Closely comparable in its stylistic approach is the H.M. Knight Kangxi falangcai bowl sold in these rooms, 3rd April 2018, lot 1 (fig. 3), which shows four flower motifs in classic Chinese style in pale blue panels on a paler ruby-pink ground, similarly interspersed with highly original, non-traditional floral motifs. In both cases, this hybrid decoration concept can be read as the imperial artisans’ first reactions to their sudden immediate confrontation with Western aesthetic concepts.


That the Kangxi Emperor was pleased with this outcome is unmistakeably recorded on this and related vessels. The close imperial involvement found lasting, indelible reference in the form of the reign mark. While pieces decorated in Jingdezhen bear an underglaze-blue reign mark, inscribed before firing, those painted in the imperial workshops of the Forbidden City were marked there in enamel. To distinguish these pieces produced under the direct scrutiny of the Emperor from other imperial porcelains made for the court, they were inscribed with the distinctive epithet yu zhi, ‘made to imperial order’, or ‘for imperial use’ rather than the otherwise common ‘nian zhi’, ‘made in the years of’. This yu zhi mark represents one of the rarest porcelain reign marks ever in use. A few years later, in the Yongzheng period, it was no longer inscribed even on falangcai wares (but appears, in underglaze blue, on some deliberate falangcai copies made at Jingdezhen).
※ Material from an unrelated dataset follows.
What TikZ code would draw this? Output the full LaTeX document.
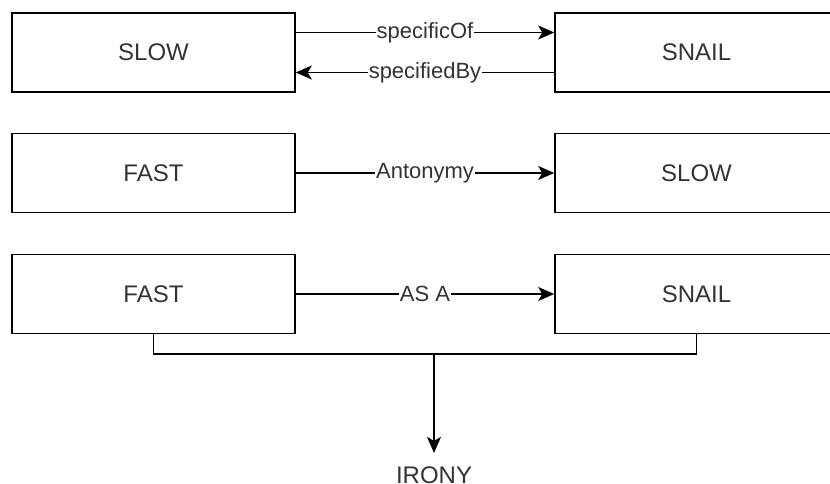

The Kangxi yu zhi mark was also inscribed on a few metal wares enamelled in the same workshops, but appears otherwise only on some extremely finely worked scientific instruments constructed in the Forbidden City, whose successful development was particularly close to the Emperor’s heart; see, for example, Liu Lu, ed., Qing gong xiyang yiqi/Scientific and Technical Instruments of the Qing Dynasty, Beijing, 1999, pls 60 and 61 for two silver angle squares, pls 98 and 99 for two quadrants, and pl. 106 for a protractor made in 1714 (fig. 4). It clearly was applied only to some rare items the Kangxi Emperor wanted to be identified with. As such, it can be taken as the Emperor’s personal seal of approval.